Our View: We’re tops, but what does that say about our bottoms?

Published 8:42 am Sunday, August 19, 2012

Louisiana finally ranks in the top two in one category; unfortunately, the news is not flattering, rather an indictment of our appetites.

Recently, the state was ranked second in the country in obesity, trailing only neighboring Mississippi, where biscuits and gravy is a daily staple. The report should not come as a surprise, especially considering we live in a state that boasts of being the culinary mecca of the world.

There is, however, a morsel of pride that can be gleaned from this dubious honor. After all we live to eat, eschewing the bromidic mantra of the rest of the world, most of which eats to live. There is undeniably a sobering element to this development and that is from a health standpoint. The facts are overwhelming that overweight people suffer significantly more health complications than those who keep in shape and follow a more reasonable diet than daily infusions of fried oysters and poboys.

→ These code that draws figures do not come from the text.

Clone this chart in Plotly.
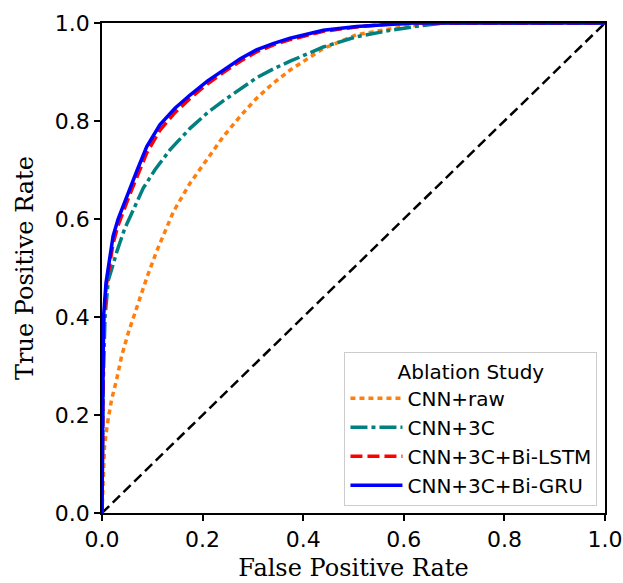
import plotly.graph_objects as go

# ---- data ----
raw_fpr = [0, 0.001, 0.002, 0.005, 0.011, 0.019, 0.029, 0.039, 0.052, 0.069, 0.089, 0.109,
           0.142, 0.175, 0.21, 0.241, 0.275, 0.307, 0.34, 0.374, 0.44, 0.506, 0.573, 0.63,
           0.68, 0.8, 0.9, 1.0]
raw_tpr = [0, 0.04, 0.069, 0.137, 0.184, 0.231, 0.272, 0.32, 0.367, 0.42, 0.48, 0.535,
           0.615, 0.673, 0.725, 0.768, 0.81, 0.846, 0.877, 0.904, 0.948, 0.976, 0.988, 0.996,
           1.0, 1.0, 1.0, 1.0]

c3_fpr = [0, 0.002, 0.006, 0.0125, 0.02, 0.03, 0.045, 0.06, 0.082, 0.105, 0.135, 0.175,
          0.21, 0.241, 0.275, 0.307, 0.34, 0.374, 0.44, 0.506, 0.573, 0.63, 0.68, 0.8, 0.9, 1.0]
c3_tpr = [0, 0.25, 0.40, 0.475, 0.50, 0.535, 0.58, 0.615, 0.663, 0.70, 0.741, 0.785,
          0.817, 0.841, 0.866, 0.888, 0.906, 0.922, 0.951, 0.972, 0.985, 0.994, 1.0, 1.0, 1.0, 1.0]

lstm_fpr = [0, 0.001, 0.003, 0.008, 0.015, 0.022, 0.032, 0.042, 0.056, 0.07, 0.089, 0.115,
            0.145, 0.175, 0.21, 0.241, 0.275, 0.307, 0.34, 0.374, 0.44, 0.506, 0.56, 0.62,
            0.7, 0.8, 0.9, 1.0]
lstm_tpr = [0, 0.22, 0.38, 0.46, 0.51, 0.55, 0.587, 0.615, 0.652, 0.687, 0.735, 0.781,
            0.817, 0.846, 0.876, 0.899, 0.922, 0.941, 0.955, 0.966, 0.983, 0.992, 0.997, 1.0,
            1.0, 1.0, 1.0, 1.0]

gru_fpr = [0, 0.001, 0.003, 0.008, 0.015, 0.022, 0.032, 0.042, 0.056, 0.07, 0.089, 0.115,
           0.145, 0.175, 0.21, 0.241, 0.275, 0.307, 0.34, 0.374, 0.44, 0.506, 0.56, 0.62,
           0.7, 0.8, 0.9, 1.0]
gru_tpr = [0, 0.25, 0.40, 0.47, 0.52, 0.565, 0.60, 0.627, 0.666, 0.70, 0.748, 0.792,
           0.826, 0.853, 0.882, 0.904, 0.927, 0.945, 0.958, 0.969, 0.985, 0.993, 0.997, 1.0,
           1.0, 1.0, 1.0, 1.0]

chance = [0, 1]
tick_vals = [0.0, 0.2, 0.4, 0.6, 0.8, 1.0]

series = [
    ("CNN+raw", raw_fpr, raw_tpr, "#ff7f0e", "5px,4px", 3.5),
    ("CNN+3C", c3_fpr, c3_tpr, "#008080", "17px,4px,4px,4px", 3.5),
    ("CNN+3C+Bi-LSTM", lstm_fpr, lstm_tpr, "#ff0000", "12px,5px", 3.5),
    ("CNN+3C+Bi-GRU", gru_fpr, gru_tpr, "#0000ff", "solid", 3.5),
]

fig = go.Figure()
fig.add_trace(go.Scatter(x=chance, y=chance, mode="lines", showlegend=False,
                         line=dict(color="black", width=2.5, dash="10px,5px"),
                         hoverinfo="skip"))
for name, x, y, col, dash, w in series:
    fig.add_trace(go.Scatter(x=x, y=y, mode="lines", name=name,
                             line=dict(color=col, width=w, dash=dash)))

axis_common = dict(
    range=[0, 1], tickvals=tick_vals, tickformat=".1f",
    showline=True, mirror=True, linecolor="black", linewidth=1.8,
    ticks="outside", ticklen=6, tickwidth=1.8, tickcolor="black",
    showgrid=False, zeroline=False, automargin=False,
    tickfont=dict(family="DejaVu Sans", size=22, color="black"),
)

fig.update_layout(
    width=623, height=583,
    margin=dict(l=102, r=18, t=23, b=70),
    plot_bgcolor="white", paper_bgcolor="white",
    xaxis=dict(title=dict(text="False Positive Rate", standoff=8,
                          font=dict(family="DejaVu Serif", size=24, color="black")),
               **axis_common),
    yaxis=dict(title=dict(text="True Positive Rate", standoff=14,
                          font=dict(family="DejaVu Serif", size=24, color="black")),
               **axis_common),
    legend=dict(
        title=dict(text="Ablation Study", side="top center",
                   font=dict(family="DejaVu Sans", size=20, color="black")),
        font=dict(family="DejaVu Sans", size=20, color="black"),
        x=0.985, y=0.015, xanchor="right", yanchor="bottom",
        bgcolor="white", bordercolor="#cccccc", borderwidth=1,
        itemwidth=52, tracegroupgap=0,
    ),
)

# remove the browser's default 8px body margin so the figure fills the window
fig.write_html("out.html", config={"displayModeBar": False},
               post_script="document.body.style.margin='0';")
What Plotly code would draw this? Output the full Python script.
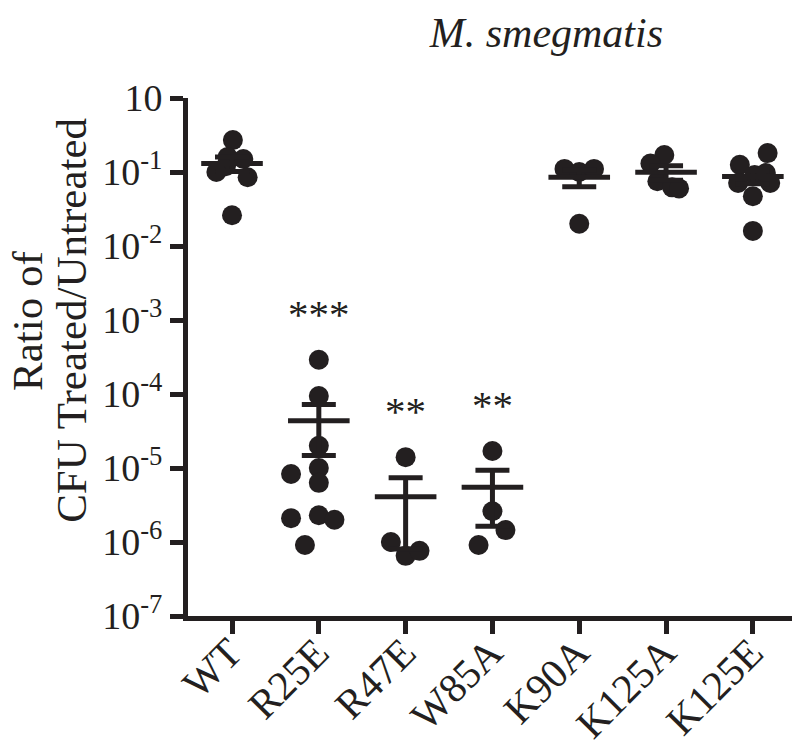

Obesity not only taxes the human body; it can also be an unwelcome draw on the healthcare system, especially if those individuals encumbered with health challenges are uninsured. Sad to say, it is the taxpayers who are often burdened with picking up the tab because of the rapacity of others.

Does this mean the state is suffering because we live among languorous individuals who choose to attend a crawfish boil rather than run a marathon? Certainly not.

So what is the answer?

Government intrusion, such as limiting the size of sugary drinks and other draconian methods currently being imposed in areas like New York City, is flawed.

Rather, the solution lies in education, beginning with our youngest of citizens. Schools must become more aggressive in educating students about the benefits of healthy eating, regular exercise and leading wholesome lifestyles. Bogalusa City Schools are already ahead of that curve, as evidenced by the national awards they have received for their nutrition programs.

Educating students can also have a trickle-up effect for parents and other family members.

Additionally, the state should begin to develop campaigns to encourage Louisiana residents to become more cognizant of what they are eating, pay more attention to their health and take necessary actions to achieve a more balanced lifestyle.

That does not mean giving up the shrimp platter with a gumbo appetizer and French bread slathered with butter as a complement, but moderation is advisable.

Understandably, it’s easy to blame our gluttonous woes on our culture of rich food. But it’s also a copout.

Many of us are to blame for Louisiana being one of the fattest states in the country, and it will be up to us to trim down, tighten our belts and take health seriously. The commitment each individual exhibits to a healthy lifestyle may very well determine the quality of our lives, and decrease our individual burden to fellow taxpayers.